[Your task] Reproduce nothing except the lines between the line with "Reproduce this chart with D3.js." and the line with "const y = d3.scaleLinear().domain([0, 10]).range([height", both ends included, and please leave out pictures.

[Listed entries]

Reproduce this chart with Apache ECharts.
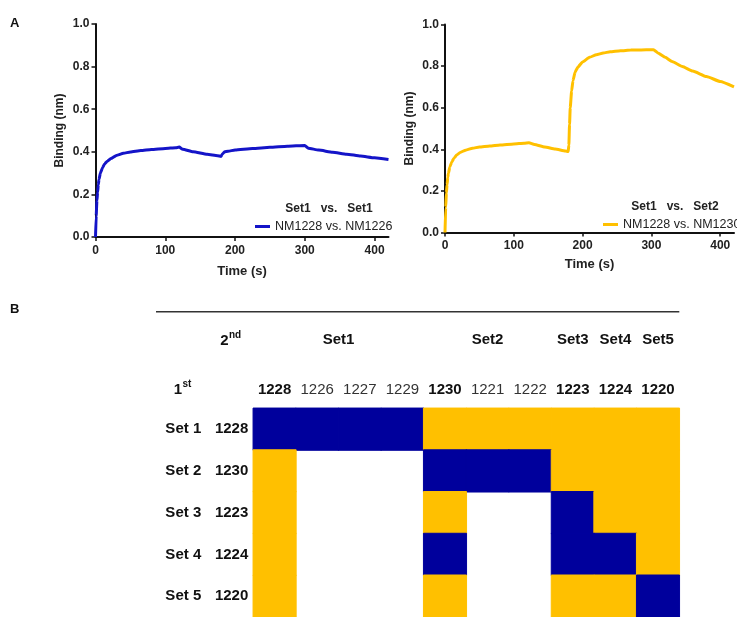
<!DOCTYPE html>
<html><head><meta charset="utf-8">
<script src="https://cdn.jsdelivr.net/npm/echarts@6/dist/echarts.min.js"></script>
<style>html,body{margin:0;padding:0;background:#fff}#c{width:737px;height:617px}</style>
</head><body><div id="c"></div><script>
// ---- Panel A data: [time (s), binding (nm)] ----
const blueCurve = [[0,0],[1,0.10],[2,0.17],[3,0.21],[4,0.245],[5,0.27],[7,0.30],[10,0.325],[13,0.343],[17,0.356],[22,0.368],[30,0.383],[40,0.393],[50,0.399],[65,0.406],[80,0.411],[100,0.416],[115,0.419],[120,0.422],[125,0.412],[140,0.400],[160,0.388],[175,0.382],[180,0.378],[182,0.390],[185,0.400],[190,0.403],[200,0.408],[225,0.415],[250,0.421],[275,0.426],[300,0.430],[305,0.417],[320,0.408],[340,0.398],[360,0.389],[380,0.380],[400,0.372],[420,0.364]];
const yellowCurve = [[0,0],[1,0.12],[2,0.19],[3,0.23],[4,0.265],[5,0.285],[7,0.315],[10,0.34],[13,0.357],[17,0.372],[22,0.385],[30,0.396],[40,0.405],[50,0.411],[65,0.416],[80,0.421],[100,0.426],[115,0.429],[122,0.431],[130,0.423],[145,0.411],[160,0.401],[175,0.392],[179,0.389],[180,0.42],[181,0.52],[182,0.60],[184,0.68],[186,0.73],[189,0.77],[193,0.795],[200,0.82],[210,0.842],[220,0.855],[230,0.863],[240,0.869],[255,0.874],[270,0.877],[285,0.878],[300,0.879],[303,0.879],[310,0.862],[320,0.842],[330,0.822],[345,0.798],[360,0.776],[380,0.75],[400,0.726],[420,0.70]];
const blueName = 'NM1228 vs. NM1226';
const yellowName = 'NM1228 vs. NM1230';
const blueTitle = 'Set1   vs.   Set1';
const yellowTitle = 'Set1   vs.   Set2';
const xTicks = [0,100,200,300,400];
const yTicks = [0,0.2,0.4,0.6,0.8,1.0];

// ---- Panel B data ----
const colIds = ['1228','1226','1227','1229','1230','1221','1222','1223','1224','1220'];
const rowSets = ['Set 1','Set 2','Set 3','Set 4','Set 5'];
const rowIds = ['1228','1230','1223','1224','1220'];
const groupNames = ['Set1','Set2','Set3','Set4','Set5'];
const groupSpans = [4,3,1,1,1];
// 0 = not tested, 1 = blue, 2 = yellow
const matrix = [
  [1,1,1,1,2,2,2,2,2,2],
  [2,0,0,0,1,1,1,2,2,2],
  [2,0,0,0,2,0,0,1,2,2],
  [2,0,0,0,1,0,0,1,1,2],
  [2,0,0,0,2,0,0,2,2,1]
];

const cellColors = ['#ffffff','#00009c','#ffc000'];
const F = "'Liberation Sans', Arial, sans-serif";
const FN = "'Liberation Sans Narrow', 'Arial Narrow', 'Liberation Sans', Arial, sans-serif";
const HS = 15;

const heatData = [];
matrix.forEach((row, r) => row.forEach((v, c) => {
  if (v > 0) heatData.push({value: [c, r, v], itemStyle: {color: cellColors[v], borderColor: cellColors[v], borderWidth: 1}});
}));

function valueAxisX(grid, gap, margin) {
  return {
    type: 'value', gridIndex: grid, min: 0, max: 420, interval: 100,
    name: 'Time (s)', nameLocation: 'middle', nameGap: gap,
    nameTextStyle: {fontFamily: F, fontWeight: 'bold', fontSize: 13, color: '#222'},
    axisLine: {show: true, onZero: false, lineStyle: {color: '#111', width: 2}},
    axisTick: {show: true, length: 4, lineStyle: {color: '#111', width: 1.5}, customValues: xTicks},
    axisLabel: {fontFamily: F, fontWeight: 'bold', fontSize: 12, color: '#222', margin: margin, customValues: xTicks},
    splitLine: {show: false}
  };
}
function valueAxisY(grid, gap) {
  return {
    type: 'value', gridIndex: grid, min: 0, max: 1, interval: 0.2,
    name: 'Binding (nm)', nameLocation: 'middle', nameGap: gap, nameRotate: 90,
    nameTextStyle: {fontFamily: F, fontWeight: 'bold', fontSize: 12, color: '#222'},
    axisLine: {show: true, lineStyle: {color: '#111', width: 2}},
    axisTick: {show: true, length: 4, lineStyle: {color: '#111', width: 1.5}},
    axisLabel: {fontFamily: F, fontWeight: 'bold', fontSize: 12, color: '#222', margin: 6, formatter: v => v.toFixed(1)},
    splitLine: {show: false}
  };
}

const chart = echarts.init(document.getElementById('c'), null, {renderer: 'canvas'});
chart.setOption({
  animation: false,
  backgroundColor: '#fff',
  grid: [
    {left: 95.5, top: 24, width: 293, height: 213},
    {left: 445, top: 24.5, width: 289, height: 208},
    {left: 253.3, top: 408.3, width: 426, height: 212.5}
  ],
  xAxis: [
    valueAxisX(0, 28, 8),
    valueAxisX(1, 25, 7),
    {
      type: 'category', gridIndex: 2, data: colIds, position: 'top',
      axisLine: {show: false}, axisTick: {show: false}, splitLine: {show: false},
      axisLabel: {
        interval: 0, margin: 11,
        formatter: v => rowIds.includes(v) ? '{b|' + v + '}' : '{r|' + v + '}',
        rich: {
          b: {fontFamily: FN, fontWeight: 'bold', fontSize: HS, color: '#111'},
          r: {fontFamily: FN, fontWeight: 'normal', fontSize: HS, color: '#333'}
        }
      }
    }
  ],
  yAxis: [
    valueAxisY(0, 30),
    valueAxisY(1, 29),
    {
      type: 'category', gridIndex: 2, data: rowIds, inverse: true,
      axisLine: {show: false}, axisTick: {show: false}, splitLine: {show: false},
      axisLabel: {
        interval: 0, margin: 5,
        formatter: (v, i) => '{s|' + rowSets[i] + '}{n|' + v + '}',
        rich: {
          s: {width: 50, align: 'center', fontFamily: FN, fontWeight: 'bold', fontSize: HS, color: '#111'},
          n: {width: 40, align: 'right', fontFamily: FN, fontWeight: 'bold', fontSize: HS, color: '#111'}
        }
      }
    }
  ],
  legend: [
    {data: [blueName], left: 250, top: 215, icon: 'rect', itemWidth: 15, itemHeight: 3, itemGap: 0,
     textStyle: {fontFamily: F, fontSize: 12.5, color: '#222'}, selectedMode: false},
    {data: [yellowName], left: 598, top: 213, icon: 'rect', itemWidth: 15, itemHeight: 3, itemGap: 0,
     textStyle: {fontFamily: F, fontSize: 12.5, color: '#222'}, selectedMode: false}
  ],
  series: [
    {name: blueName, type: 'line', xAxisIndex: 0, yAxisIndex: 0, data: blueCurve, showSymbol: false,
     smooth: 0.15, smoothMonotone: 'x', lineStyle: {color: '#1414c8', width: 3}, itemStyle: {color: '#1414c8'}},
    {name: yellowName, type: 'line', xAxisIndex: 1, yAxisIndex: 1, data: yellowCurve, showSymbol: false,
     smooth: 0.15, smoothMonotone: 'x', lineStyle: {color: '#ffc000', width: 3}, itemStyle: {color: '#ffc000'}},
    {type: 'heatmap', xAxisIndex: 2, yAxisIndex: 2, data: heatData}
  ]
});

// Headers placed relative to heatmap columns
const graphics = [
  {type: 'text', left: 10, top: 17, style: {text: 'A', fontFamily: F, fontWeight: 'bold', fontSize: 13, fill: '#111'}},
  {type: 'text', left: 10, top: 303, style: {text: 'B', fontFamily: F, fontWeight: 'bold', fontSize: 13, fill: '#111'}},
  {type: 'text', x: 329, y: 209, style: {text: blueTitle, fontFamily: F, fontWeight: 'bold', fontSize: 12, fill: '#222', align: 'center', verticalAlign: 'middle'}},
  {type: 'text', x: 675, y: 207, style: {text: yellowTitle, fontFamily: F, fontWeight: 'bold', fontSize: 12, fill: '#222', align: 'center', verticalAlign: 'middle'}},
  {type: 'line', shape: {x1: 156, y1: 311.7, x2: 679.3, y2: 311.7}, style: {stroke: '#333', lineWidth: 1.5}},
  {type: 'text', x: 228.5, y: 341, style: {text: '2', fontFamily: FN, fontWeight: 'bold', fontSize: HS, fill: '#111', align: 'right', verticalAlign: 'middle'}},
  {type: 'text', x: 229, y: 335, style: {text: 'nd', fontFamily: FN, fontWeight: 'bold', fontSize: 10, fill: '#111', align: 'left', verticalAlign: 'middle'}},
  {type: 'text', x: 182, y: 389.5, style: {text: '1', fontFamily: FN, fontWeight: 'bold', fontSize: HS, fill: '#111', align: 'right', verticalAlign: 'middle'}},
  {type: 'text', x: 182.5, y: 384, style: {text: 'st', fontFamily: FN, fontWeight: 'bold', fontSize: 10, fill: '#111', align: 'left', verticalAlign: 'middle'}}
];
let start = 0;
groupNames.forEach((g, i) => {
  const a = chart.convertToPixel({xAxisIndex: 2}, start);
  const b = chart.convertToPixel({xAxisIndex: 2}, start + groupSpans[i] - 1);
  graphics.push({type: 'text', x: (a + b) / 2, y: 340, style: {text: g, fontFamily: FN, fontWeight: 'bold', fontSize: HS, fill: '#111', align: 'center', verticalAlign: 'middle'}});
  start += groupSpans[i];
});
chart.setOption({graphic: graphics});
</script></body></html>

--

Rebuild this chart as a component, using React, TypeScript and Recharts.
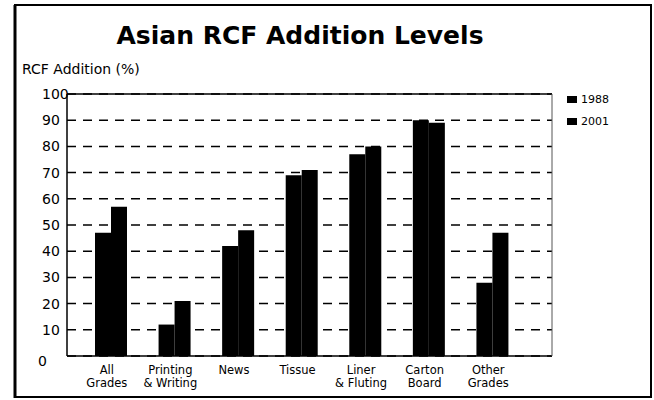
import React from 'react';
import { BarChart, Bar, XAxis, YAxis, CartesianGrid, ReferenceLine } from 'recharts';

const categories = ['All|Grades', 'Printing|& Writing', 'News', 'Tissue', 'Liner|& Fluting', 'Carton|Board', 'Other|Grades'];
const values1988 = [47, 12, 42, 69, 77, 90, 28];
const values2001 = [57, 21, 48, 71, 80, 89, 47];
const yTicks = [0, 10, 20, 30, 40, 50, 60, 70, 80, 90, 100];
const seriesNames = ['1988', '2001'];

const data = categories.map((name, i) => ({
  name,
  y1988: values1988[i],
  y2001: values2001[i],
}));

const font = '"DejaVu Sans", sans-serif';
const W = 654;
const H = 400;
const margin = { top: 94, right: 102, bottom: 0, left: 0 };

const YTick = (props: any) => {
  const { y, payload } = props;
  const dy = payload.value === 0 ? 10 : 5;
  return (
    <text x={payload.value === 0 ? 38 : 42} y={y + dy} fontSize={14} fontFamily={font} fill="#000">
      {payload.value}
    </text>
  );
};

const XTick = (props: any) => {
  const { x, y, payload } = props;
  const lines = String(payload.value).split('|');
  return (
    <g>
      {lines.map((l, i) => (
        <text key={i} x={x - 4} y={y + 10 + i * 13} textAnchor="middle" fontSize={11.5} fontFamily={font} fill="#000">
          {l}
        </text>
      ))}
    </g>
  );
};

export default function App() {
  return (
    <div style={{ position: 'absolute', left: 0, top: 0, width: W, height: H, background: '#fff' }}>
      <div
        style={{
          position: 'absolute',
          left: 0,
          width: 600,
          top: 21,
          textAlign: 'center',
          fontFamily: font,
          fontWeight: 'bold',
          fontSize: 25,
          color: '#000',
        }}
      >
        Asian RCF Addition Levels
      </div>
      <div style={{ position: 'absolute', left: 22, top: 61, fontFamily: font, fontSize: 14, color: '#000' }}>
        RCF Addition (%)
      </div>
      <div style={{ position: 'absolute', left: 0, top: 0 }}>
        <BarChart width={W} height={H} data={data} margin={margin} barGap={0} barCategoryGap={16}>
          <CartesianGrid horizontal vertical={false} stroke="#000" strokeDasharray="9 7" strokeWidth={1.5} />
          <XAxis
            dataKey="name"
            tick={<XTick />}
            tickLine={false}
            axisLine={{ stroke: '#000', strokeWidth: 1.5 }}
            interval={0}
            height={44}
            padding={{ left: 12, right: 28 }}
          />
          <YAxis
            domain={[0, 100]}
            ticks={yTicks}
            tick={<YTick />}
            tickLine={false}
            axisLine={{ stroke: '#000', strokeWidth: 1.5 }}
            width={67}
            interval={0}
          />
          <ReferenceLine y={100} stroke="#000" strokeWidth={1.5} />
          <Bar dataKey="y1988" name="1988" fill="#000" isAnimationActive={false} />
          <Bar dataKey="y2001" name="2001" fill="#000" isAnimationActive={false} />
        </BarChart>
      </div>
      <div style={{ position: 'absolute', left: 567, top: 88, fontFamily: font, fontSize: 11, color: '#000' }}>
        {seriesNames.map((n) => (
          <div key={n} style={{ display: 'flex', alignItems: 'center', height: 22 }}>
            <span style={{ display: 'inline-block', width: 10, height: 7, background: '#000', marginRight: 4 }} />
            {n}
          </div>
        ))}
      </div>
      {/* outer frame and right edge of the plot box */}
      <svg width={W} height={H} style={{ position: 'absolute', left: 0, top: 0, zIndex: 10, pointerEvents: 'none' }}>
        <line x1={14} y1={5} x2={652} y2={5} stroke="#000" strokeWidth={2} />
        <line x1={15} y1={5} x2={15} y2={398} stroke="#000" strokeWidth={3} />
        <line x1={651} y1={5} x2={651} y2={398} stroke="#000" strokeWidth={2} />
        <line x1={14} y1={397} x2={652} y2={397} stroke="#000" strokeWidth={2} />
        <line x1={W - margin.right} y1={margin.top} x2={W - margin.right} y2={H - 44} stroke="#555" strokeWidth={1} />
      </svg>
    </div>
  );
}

---

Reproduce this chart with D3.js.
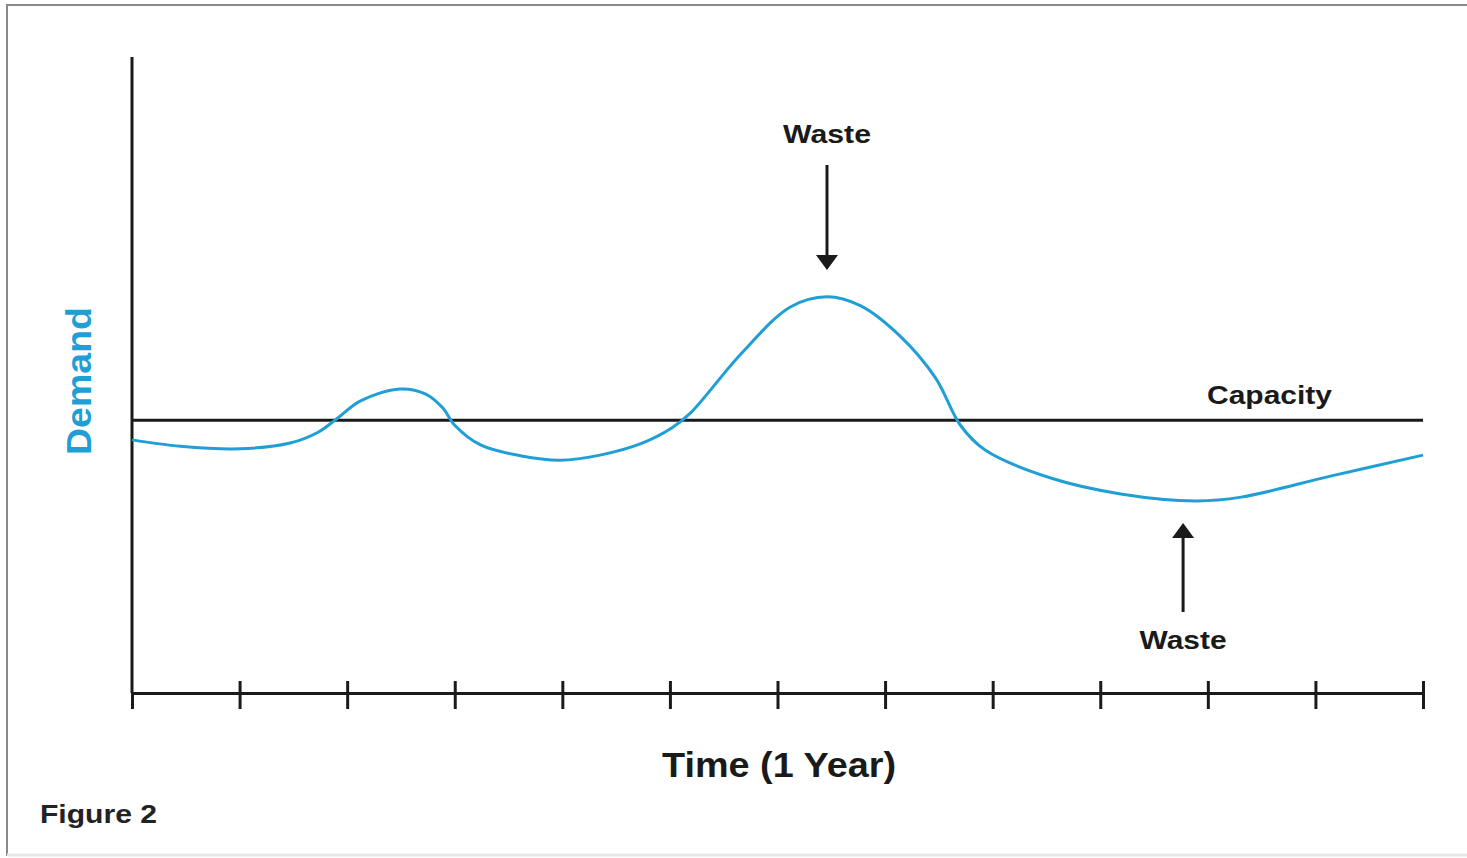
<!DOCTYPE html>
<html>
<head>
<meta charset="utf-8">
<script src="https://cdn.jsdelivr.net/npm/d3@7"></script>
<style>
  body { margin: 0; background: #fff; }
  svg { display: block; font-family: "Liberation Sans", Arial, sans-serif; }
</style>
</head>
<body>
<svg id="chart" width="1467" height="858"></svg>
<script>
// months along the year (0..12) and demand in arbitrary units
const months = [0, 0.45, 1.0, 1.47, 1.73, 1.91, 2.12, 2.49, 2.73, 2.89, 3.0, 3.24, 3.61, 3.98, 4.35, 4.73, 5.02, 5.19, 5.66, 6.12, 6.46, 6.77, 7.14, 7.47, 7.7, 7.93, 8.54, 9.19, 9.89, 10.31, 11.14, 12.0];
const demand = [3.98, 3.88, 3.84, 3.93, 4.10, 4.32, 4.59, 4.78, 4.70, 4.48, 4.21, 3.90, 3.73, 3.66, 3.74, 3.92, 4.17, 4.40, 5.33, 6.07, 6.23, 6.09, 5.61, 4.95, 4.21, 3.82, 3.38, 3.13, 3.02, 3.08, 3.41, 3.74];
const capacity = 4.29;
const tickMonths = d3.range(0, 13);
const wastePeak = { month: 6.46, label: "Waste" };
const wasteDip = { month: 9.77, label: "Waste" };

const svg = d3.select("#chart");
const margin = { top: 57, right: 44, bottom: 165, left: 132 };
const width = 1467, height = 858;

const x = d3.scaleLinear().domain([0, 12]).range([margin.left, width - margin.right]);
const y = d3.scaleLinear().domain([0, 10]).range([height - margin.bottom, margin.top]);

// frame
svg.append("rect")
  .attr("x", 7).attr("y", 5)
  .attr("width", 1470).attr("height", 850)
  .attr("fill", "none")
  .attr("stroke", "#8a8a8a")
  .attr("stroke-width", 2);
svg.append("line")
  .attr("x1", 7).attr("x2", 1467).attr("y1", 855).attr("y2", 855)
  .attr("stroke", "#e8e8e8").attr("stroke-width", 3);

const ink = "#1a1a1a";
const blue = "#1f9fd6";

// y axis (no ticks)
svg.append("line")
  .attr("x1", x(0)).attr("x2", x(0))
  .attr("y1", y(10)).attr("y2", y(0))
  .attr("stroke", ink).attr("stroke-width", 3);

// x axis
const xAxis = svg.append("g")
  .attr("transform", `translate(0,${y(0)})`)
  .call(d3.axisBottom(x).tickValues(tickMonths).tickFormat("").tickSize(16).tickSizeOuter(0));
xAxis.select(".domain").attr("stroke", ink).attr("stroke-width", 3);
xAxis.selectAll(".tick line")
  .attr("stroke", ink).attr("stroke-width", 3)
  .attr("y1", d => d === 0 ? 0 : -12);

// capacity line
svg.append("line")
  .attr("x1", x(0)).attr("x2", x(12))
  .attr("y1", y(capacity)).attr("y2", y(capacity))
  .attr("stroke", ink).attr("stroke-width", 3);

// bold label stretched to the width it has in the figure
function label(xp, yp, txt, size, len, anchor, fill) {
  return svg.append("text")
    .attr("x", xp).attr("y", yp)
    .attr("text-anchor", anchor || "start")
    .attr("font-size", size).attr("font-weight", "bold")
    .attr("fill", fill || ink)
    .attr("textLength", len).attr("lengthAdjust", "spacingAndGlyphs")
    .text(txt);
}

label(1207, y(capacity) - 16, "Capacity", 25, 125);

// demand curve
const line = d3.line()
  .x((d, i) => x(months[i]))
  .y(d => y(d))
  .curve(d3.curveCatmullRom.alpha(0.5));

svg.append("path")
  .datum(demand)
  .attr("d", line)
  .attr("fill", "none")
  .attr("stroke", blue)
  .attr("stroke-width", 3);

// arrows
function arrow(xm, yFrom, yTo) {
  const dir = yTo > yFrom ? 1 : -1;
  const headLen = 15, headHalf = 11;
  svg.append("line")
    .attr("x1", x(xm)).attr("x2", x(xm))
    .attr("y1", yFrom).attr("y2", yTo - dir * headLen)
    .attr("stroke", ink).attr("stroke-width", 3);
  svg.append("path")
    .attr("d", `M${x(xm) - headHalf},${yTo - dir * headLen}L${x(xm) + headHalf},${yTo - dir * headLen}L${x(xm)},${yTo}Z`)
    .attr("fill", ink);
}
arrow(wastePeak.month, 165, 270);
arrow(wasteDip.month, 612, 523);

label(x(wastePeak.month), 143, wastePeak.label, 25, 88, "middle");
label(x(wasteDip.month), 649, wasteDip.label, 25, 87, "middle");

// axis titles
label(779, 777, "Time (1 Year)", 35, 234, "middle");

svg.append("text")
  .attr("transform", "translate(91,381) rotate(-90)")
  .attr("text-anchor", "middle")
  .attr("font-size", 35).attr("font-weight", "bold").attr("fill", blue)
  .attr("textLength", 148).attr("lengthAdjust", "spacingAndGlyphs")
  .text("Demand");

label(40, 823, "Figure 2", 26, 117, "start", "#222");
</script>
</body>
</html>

[Written answer]
Reproduce this chart with D3.js.
<!DOCTYPE html>
<html>
<head>
<meta charset="utf-8">
<script src="https://cdn.jsdelivr.net/npm/d3@7"></script>
<style>
  body { margin: 0; background: #fff; }
  svg { display: block; font-family: "Liberation Sans", Arial, sans-serif; }
</style>
</head>
<body>
<svg id="chart" width="1467" height="858"></svg>
<script>
// months along the year (0..12) and demand in arbitrary units
const months = [0, 0.45, 1.0, 1.47, 1.73, 1.91, 2.12, 2.49, 2.73, 2.89, 3.0, 3.24, 3.61, 3.98, 4.35, 4.73, 5.02, 5.19, 5.66, 6.12, 6.46, 6.77, 7.14, 7.47, 7.7, 7.93, 8.54, 9.19, 9.89, 10.31, 11.14, 12.0];
const demand = [3.98, 3.88, 3.84, 3.93, 4.10, 4.32, 4.59, 4.78, 4.70, 4.48, 4.21, 3.90, 3.73, 3.66, 3.74, 3.92, 4.17, 4.40, 5.33, 6.07, 6.23, 6.09, 5.61, 4.95, 4.21, 3.82, 3.38, 3.13, 3.02, 3.08, 3.41, 3.74];
const capacity = 4.29;
const tickMonths = d3.range(0, 13);
const wastePeak = { month: 6.46, label: "Waste" };
const wasteDip = { month: 9.77, label: "Waste" };

const svg = d3.select("#chart");
const margin = { top: 57, right: 44, bottom: 165, left: 132 };
const width = 1467, height = 858;

const x = d3.scaleLinear().domain([0, 12]).range([margin.left, width - margin.right]);
const y = d3.scaleLinear().domain([0, 10]).range([height - margin.bottom, margin.top]);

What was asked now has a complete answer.